After Zeppelin’s run riding the crest of rock’s ocean ended following the death of Bonham in 1980, Plant was drawn to various like-minded musicians, including the Honeydrippers, the Priory of Brian and Strange Sensation, some of whose members are back with him in the Space Shifters.
It was his connection with Krauss that captured the attention of a broad audience once again, with “Raising Sand” taking the album of the year award at the 2008 Grammy Awards ceremony. That journey continued after Krauss returned to the fold of her longtime band, Union Station, and Plant teamed with Buddy Miller for a new incarnation of the Band of Joy, a group name he’d used in the days before Led Zeppelin surfaced. Then, last year, he put the Space Shifters together, reinventing much of the rootsy material he’d been singing recently along with Zeppelin nuggets.
“I was so blown away by the kind of energy and angular music we were creating,” he said, “I forgot that what we were doing were songs from the past.... To be honest, I didn’t realize I hadn’t written a song for 10 years.
“We’d already crafted a good signature sound,” he said, “and through this whole adventure together, the personality of the music was pretty strong and powerful. It was time to get to work [on lyrics]. It was a very easy and rewarding and fast process.”
Leaping back into the realm of lyric writing he’d largely handled with Zeppelin, Plant said the new songs largely started out of riffs and melodies he and the other Space Shifters cooked up, which they used as the springboard to explore impressions about different cultures he’s immersed himself in over the last 50 years.
That yielded lyrics — some highly impressionistic, some crafted in more linear fashion — that embrace the joy of discovery and the ability of music to create connection across cultural divides (“Turn It Up”), others giving voice to new realizations about facets of his home and the world he was raised in (“Somebody There”).”Up on the Hill (Understanding Arthur),” he said, was inspired by Europe’s long history of monarchies and a legacy that has left “so many people still waiting for another Arthur, a leader who will set everything right.”
And along the way, he benefited from the inspiration of another Arthur, his dog.

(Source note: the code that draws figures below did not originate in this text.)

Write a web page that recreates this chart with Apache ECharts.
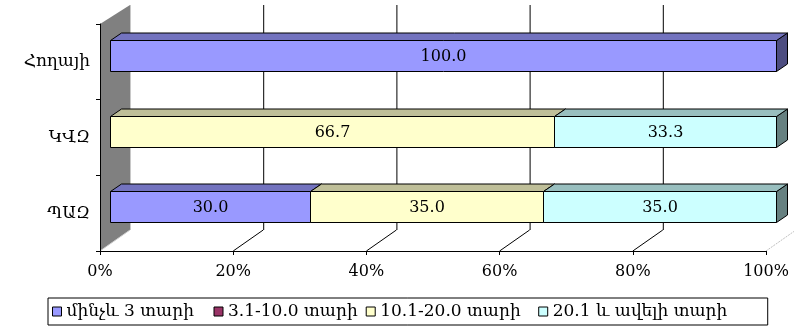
<!DOCTYPE html>
<html>
<head>
<meta charset="utf-8">
<script src="https://cdn.jsdelivr.net/npm/echarts@6/dist/echarts.min.js"></script>
<style>
  html, body { margin: 0; padding: 0; background: #ffffff; }
  #chart { width: 794px; height: 327px; }
</style>
</head>
<body>
<div id="chart"></div>
<script>
// Share of units by age group, per category (percent)
const categories = ['ՊԱԶ', 'ԿՎԶ', 'Հողայի'];
const seriesNames = ['մինչև 3 տարի', '3.1-10.0 տարի', '10.1-20.0 տարի', '20.1 և ավելի տարի'];
const upTo3 = [30.0, 0, 100.0];
const from3to10 = [0, 0, 0];
const from10to20 = [35.0, 66.7, 0];
const over20 = [35.0, 33.3, 0];
const xTicks = [0, 20, 40, 60, 80, 100];

const seriesValues = [upTo3, from3to10, from10to20, over20];
const frontColors = ['#9999FF', '#993366', '#FFFFCC', '#CCFFFF'];
const topColors = ['#7373BF', '#732640', '#BFBF99', '#99BFBF'];
const sideColors = ['#4D4D80', '#4D1A33', '#808066', '#668080'];
// room reserved for each legend caption
const legendTextWidths = [139, 120, 150, 210];

const FONT = "'DejaVu Serif', 'Liberation Serif', serif";
const FONT_SIZE = 16;

// oblique depth of the plot box and of the bars
const WALL_DX = 30, WALL_DY_TOP = -19, WALL_DY_BOT = -21;
const BAR_DX = 10, BAR_DY = -6.3;
const DEPTH_DX = 11, DEPTH_DY = -7.5;
const BAR_RATIO = 0.408;

// running totals so each segment starts where the previous one ended
const totals = categories.map(() => 0);
const stacked = seriesValues.map(vals => vals.map((v, i) => {
  const s = totals[i];
  totals[i] += v;
  return [s, s + v, i, v];
}));

function renderFrame(params, api) {
  const cs = params.coordSys;
  const v = api.value(0);
  const x = api.coord([v, 0])[0];
  const top = cs.y, bottom = cs.y + cs.height;
  const children = [];
  if (v === xTicks[0]) {
    children.push({
      type: 'polygon',
      shape: { points: [[x, top], [x + WALL_DX, top + WALL_DY_TOP], [x + WALL_DX, bottom + WALL_DY_BOT], [x, bottom]] },
      style: { fill: '#808080', stroke: null }
    });
    children.push({
      type: 'line',
      shape: { x1: x + WALL_DX + 0.5, y1: top + WALL_DY_TOP, x2: x + WALL_DX + 0.5, y2: bottom + WALL_DY_BOT },
      style: { stroke: '#c8c8c8', lineWidth: 1 }
    });
    children.push({
      type: 'line',
      shape: { x1: x, y1: bottom, x2: x + WALL_DX, y2: bottom + WALL_DY_BOT },
      style: { stroke: '#d0d0d0', lineWidth: 1 }
    });
  } else {
    const last = v === xTicks[xTicks.length - 1];
    children.push({
      type: 'line',
      shape: { x1: x + WALL_DX + 0.5, y1: top + WALL_DY_TOP, x2: x + WALL_DX + 0.5, y2: bottom + WALL_DY_BOT },
      style: { stroke: '#000', lineWidth: 1 }
    });
    children.push({
      type: 'line',
      shape: { x1: x, y1: bottom, x2: x + WALL_DX, y2: bottom + WALL_DY_BOT },
      style: last ? { stroke: '#c0c0c0', lineWidth: 1, lineDash: [2, 1] } : { stroke: '#000', lineWidth: 1 }
    });
  }
  return { type: 'group', children };
}

function makeBarRenderer(k) {
  return function (params, api) {
    const start = api.value(0), end = api.value(1), cat = api.value(2), val = api.value(3);
    if (!(end - start > 0)) return null;
    const a = api.coord([start, cat]);
    const b = api.coord([end, cat]);
    const band = api.size([0, 1])[1];
    const h = band * BAR_RATIO;
    const x0 = Math.round(a[0] + BAR_DX) + 0.5, x1 = Math.round(b[0] + BAR_DX) + 0.5;
    const yc = a[1] + BAR_DY;
    const t = Math.round(yc - h / 2) + 0.5, btm = Math.round(yc + h / 2) + 0.5;
    const edge = { stroke: '#000', lineWidth: 1 };
    return {
      type: 'group',
      children: [
        {
          type: 'polygon',
          shape: { points: [[x1, t], [x1 + DEPTH_DX, t + DEPTH_DY], [x1 + DEPTH_DX, btm + DEPTH_DY], [x1, btm]] },
          style: Object.assign({ fill: sideColors[k] }, edge)
        },
        {
          type: 'polygon',
          shape: { points: [[x0, t], [x0 + DEPTH_DX, t + DEPTH_DY], [x1 + DEPTH_DX, t + DEPTH_DY], [x1, t]] },
          style: Object.assign({ fill: topColors[k] }, edge)
        },
        {
          type: 'rect',
          shape: { x: x0, y: t, width: x1 - x0, height: btm - t },
          style: Object.assign({ fill: frontColors[k] }, edge)
        },
        {
          type: 'text',
          style: {
            text: val.toFixed(1),
            x: (x0 + x1) / 2, y: (t + btm) / 2 + 1,
            align: 'center', verticalAlign: 'middle',
            font: FONT_SIZE + 'px ' + FONT, fill: '#000'
          }
        }
      ]
    };
  };
}

const chart = echarts.init(document.getElementById('chart'), null, { renderer: 'canvas' });

const series = [{
  name: 'frame',
  type: 'custom',
  silent: true,
  renderItem: renderFrame,
  encode: { x: 0, y: 1 },
  data: xTicks.map(v => [v, 0]),
  z: 1
}].concat(seriesNames.map((name, k) => ({
  name,
  type: 'custom',
  renderItem: makeBarRenderer(k),
  itemStyle: { color: frontColors[k] },
  encode: { x: [0, 1], y: 2 },
  data: stacked[k],
  z: 2
})));

chart.setOption({
  animation: false,
  backgroundColor: '#ffffff',
  textStyle: { fontFamily: FONT },
  grid: { left: 100, right: 28, top: 24, bottom: 76, containLabel: false },
  xAxis: {
    type: 'value',
    min: xTicks[0],
    max: xTicks[xTicks.length - 1],
    interval: 20,
    z: 5,
    axisLine: { show: true, lineStyle: { color: '#000', width: 1 } },
    axisTick: { show: true, length: 4, lineStyle: { color: '#000' } },
    splitLine: { show: false },
    axisLabel: { formatter: '{value}%', color: '#000', fontSize: FONT_SIZE, fontFamily: FONT, margin: 13 }
  },
  yAxis: {
    type: 'category',
    data: categories,
    z: 5,
    axisLine: { show: true, lineStyle: { color: '#000', width: 1 } },
    axisTick: { show: true, length: 4, lineStyle: { color: '#000' } },
    splitLine: { show: false },
    axisLabel: { color: '#000', fontSize: 17, fontFamily: FONT, margin: 10 }
  },
  legend: {
    data: seriesNames.map((name, k) => ({
      name,
      textStyle: { width: legendTextWidths[k] }
    })),
    left: 48,
    top: 298,
    orient: 'horizontal',
    icon: 'rect',
    itemWidth: 9,
    itemHeight: 9,
    itemGap: 8,
    padding: [4, 5, 4, 4],
    borderColor: '#000',
    borderWidth: 1,
    borderRadius: 0,
    itemStyle: { borderColor: '#000', borderWidth: 1 },
    textStyle: { color: '#000', fontSize: 17, fontFamily: FONT, lineHeight: 19 }
  },
  series
});
</script>
</body>
</html>
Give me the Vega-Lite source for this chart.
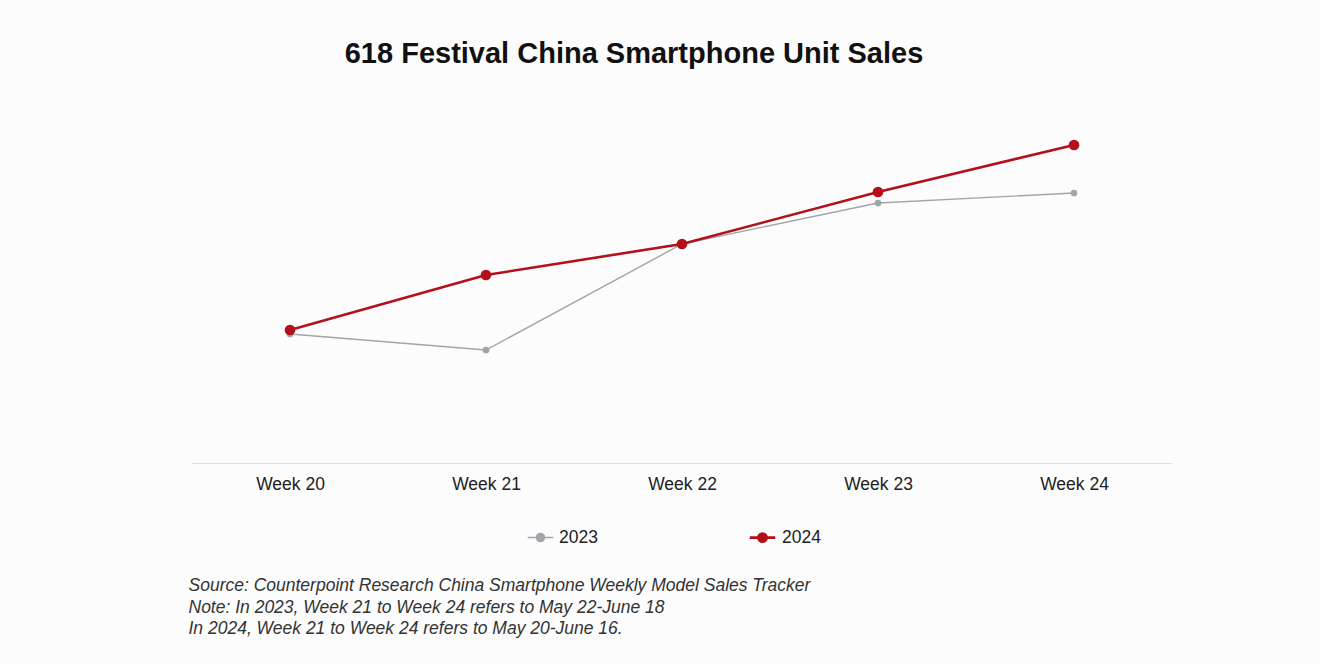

“The songs started mostly from grooves,” he said. “I’d work on them and work and work, and then I’d give myself a reward by taking Arthur to the pub. But I wouldn’t go until I’d gotten something going that was far out there and recorded it. Thank God, the juices have started to flow again.”
Toward what end?
“The shared moment in music where people are all on the same page — it’s the only place to be,” Plant said. “I think the last however many years of my singing, where I’ve been in very, very good company, there’s been an element of charm and kindness and exploration. That keeps me from thinking there’s nothing left to do.”